AIM OF THE EXERCISE: Count how many lines contain the word "that". Please give only the number.

ENTRIES PROVIDED:

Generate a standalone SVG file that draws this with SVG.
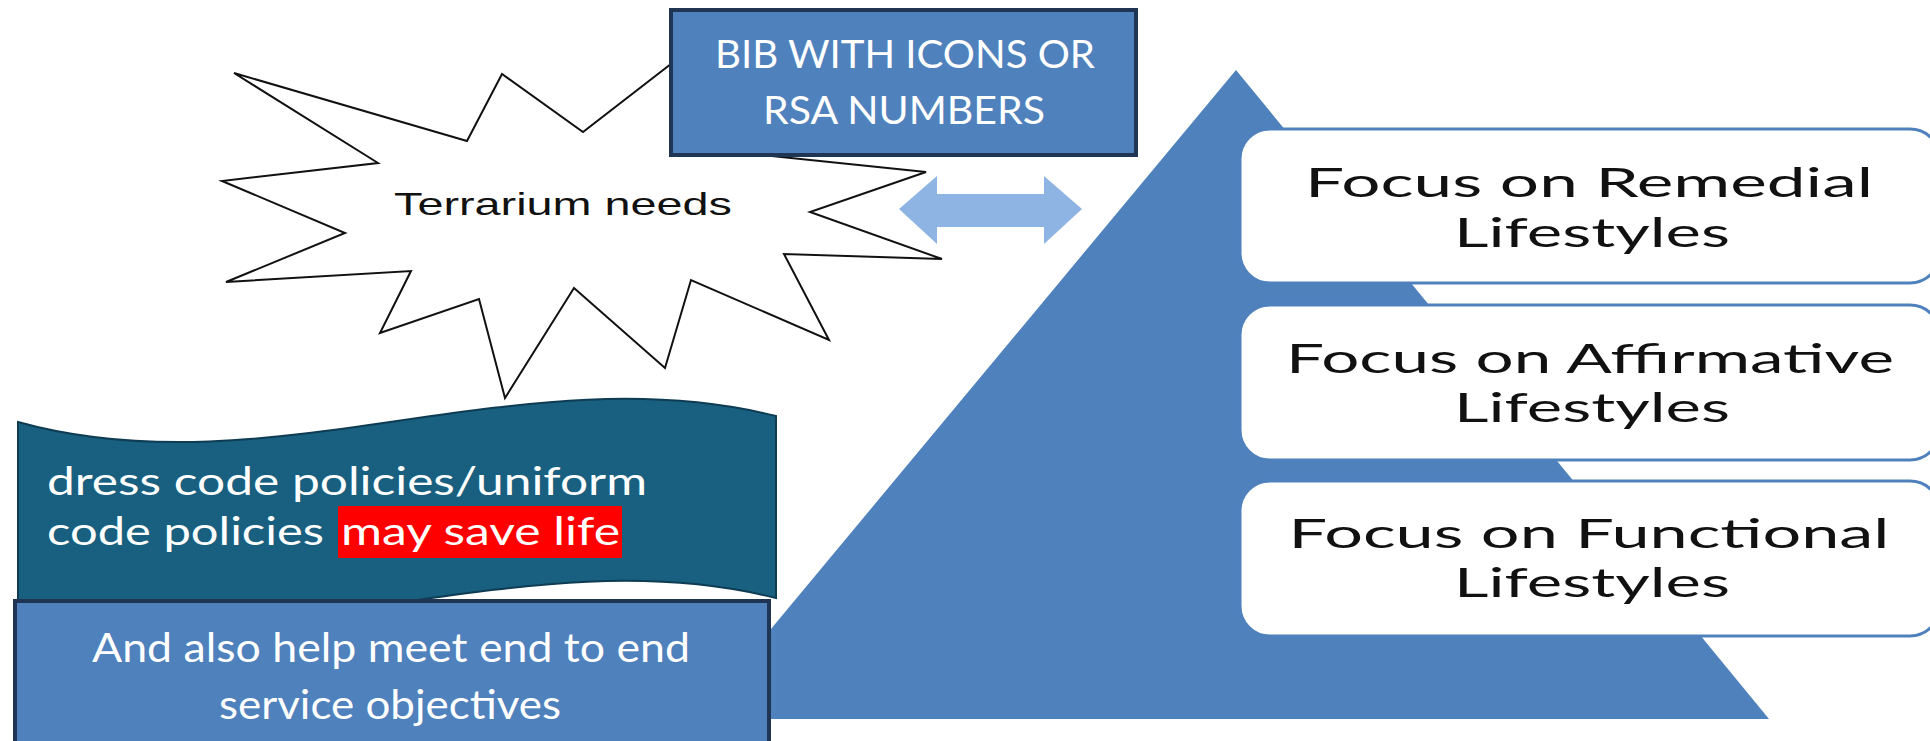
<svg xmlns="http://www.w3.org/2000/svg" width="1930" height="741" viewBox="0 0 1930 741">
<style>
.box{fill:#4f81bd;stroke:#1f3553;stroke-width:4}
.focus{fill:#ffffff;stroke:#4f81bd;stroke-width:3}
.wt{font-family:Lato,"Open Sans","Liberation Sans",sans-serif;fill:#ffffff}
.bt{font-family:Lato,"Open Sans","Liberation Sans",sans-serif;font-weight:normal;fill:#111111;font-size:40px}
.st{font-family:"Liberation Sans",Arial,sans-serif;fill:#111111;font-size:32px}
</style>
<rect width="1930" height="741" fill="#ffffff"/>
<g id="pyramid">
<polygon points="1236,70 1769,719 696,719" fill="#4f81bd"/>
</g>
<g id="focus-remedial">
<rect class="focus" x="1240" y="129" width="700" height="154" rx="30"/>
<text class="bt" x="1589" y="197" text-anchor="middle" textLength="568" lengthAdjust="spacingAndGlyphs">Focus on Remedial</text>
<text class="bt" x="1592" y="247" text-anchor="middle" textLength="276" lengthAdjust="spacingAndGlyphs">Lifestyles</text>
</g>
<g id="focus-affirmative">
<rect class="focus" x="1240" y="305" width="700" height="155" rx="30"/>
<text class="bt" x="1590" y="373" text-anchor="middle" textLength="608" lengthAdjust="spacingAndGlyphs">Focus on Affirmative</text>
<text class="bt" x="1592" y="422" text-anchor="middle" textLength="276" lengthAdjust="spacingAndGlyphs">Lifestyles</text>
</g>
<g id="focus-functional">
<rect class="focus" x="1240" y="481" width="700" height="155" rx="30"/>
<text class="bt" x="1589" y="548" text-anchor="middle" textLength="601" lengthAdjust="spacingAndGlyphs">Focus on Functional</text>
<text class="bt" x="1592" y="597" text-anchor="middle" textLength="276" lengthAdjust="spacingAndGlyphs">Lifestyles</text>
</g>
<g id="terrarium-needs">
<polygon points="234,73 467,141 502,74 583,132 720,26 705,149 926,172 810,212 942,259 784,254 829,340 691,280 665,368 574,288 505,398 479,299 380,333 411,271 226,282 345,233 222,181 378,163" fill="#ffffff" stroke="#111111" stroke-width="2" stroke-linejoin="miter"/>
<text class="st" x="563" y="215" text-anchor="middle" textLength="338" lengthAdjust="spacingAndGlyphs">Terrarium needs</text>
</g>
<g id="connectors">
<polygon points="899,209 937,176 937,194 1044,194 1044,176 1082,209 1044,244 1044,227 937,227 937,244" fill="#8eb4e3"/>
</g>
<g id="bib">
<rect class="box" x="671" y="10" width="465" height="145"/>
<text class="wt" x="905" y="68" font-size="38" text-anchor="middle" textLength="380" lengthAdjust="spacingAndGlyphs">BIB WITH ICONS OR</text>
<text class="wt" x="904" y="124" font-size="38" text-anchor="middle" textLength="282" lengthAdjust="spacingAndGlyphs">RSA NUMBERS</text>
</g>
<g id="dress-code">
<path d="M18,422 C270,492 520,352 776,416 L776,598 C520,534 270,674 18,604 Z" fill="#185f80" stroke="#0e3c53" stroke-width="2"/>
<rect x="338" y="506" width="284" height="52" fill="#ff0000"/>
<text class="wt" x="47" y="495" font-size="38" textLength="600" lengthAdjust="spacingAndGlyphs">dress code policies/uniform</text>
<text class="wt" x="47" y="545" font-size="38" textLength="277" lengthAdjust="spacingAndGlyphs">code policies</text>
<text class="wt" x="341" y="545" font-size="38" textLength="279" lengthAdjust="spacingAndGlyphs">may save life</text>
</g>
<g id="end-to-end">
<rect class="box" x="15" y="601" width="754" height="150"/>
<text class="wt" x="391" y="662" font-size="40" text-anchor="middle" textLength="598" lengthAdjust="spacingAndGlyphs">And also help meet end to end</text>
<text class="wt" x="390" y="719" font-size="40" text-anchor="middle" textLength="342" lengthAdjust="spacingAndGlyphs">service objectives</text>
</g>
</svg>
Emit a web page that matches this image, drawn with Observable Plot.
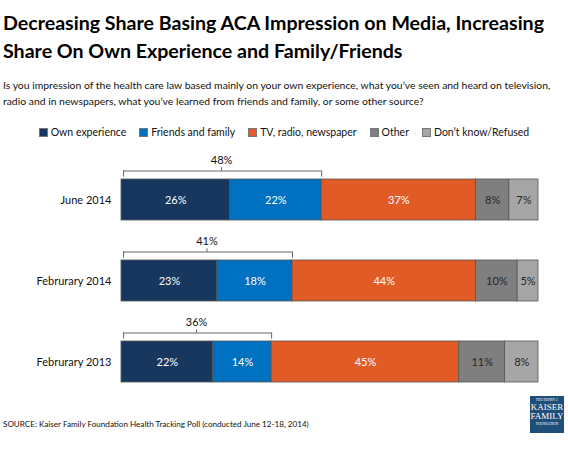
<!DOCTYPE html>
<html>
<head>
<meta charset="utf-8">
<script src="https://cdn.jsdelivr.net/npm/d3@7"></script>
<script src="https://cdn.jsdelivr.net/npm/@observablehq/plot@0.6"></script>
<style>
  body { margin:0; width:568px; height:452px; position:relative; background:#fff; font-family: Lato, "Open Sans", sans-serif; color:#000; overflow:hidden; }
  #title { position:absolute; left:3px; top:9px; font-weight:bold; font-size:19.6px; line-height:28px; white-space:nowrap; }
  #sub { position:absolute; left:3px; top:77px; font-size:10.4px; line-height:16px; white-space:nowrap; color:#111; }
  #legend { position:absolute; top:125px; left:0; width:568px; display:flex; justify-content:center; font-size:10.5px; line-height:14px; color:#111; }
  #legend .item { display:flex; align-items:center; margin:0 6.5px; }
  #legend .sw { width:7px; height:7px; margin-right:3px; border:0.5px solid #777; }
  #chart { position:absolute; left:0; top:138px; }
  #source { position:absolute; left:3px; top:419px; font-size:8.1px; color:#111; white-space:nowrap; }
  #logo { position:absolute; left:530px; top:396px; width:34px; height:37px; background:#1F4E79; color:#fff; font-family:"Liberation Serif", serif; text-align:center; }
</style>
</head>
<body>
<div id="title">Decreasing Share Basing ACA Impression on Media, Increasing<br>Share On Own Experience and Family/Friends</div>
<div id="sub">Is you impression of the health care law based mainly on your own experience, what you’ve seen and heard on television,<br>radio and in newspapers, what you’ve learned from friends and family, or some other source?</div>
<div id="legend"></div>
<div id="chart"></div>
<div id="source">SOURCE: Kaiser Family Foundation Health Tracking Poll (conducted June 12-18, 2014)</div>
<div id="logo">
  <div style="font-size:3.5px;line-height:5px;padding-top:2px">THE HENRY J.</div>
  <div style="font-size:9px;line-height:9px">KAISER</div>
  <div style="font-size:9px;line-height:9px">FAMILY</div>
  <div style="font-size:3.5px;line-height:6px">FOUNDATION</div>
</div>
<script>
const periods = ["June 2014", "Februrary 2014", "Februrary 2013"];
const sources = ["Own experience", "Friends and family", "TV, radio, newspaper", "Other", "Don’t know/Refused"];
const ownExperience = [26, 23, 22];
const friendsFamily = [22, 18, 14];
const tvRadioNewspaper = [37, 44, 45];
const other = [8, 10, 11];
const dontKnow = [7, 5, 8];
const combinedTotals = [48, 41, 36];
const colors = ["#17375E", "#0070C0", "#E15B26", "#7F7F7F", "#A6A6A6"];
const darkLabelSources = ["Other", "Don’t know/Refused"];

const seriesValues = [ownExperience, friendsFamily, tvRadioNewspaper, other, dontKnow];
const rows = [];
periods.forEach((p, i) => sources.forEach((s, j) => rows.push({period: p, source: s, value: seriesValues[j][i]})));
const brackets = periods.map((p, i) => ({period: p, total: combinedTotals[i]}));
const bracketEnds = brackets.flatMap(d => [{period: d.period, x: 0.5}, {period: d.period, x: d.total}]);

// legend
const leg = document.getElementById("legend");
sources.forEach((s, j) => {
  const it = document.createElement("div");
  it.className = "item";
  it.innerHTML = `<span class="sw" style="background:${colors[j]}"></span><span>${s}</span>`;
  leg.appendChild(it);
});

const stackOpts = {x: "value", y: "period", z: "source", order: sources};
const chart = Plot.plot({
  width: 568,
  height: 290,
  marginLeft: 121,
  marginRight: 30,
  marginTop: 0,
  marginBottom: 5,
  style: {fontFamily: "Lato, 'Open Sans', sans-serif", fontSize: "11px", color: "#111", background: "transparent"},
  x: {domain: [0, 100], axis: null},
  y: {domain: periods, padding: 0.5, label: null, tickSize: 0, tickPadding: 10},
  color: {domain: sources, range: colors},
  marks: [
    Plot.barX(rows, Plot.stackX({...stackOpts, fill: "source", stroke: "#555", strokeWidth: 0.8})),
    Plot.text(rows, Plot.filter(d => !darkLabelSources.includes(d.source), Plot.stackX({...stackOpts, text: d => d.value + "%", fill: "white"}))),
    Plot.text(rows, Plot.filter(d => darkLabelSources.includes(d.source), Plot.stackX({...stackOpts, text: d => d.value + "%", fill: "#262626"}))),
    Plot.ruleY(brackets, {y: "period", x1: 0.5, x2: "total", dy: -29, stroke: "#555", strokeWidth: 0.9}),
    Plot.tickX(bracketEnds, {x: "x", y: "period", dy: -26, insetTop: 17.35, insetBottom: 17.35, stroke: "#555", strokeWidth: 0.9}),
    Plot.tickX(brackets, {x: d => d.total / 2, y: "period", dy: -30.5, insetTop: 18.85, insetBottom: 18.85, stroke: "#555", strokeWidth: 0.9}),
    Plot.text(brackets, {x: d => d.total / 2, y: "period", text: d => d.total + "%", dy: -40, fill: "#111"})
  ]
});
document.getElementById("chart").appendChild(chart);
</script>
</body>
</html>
...
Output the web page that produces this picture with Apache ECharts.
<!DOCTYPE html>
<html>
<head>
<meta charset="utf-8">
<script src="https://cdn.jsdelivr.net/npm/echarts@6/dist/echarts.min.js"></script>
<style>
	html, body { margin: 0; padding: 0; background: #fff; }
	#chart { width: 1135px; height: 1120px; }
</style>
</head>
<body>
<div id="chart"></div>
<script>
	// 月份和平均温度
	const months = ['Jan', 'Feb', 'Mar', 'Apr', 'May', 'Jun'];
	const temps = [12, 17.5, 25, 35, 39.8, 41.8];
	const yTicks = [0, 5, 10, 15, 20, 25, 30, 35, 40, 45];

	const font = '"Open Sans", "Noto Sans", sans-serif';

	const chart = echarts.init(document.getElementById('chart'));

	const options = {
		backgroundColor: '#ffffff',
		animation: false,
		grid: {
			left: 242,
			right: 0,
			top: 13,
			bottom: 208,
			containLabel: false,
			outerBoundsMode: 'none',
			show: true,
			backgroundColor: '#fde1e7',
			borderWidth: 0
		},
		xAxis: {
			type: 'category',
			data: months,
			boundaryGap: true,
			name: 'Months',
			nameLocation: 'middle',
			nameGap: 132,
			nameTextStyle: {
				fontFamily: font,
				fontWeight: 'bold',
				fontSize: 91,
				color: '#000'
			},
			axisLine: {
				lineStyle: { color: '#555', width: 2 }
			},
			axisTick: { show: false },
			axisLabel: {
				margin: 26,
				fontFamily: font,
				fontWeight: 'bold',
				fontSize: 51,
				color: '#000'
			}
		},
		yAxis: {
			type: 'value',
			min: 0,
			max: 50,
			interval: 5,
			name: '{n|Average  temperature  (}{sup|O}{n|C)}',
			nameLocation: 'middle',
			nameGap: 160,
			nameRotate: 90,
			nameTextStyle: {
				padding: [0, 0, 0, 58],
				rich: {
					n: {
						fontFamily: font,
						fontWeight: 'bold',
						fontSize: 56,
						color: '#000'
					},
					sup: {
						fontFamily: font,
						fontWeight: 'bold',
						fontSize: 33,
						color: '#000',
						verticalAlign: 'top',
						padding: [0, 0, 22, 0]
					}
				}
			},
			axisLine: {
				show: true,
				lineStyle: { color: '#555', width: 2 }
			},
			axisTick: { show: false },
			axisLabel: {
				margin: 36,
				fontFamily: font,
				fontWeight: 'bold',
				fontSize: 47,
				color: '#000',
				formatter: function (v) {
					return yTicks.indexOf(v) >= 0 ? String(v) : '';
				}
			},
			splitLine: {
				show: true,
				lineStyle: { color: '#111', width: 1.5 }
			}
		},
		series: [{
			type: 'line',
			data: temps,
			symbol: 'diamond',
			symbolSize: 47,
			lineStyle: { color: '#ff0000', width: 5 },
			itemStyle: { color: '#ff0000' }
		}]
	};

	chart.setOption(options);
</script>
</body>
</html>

THE RESPONSE: 3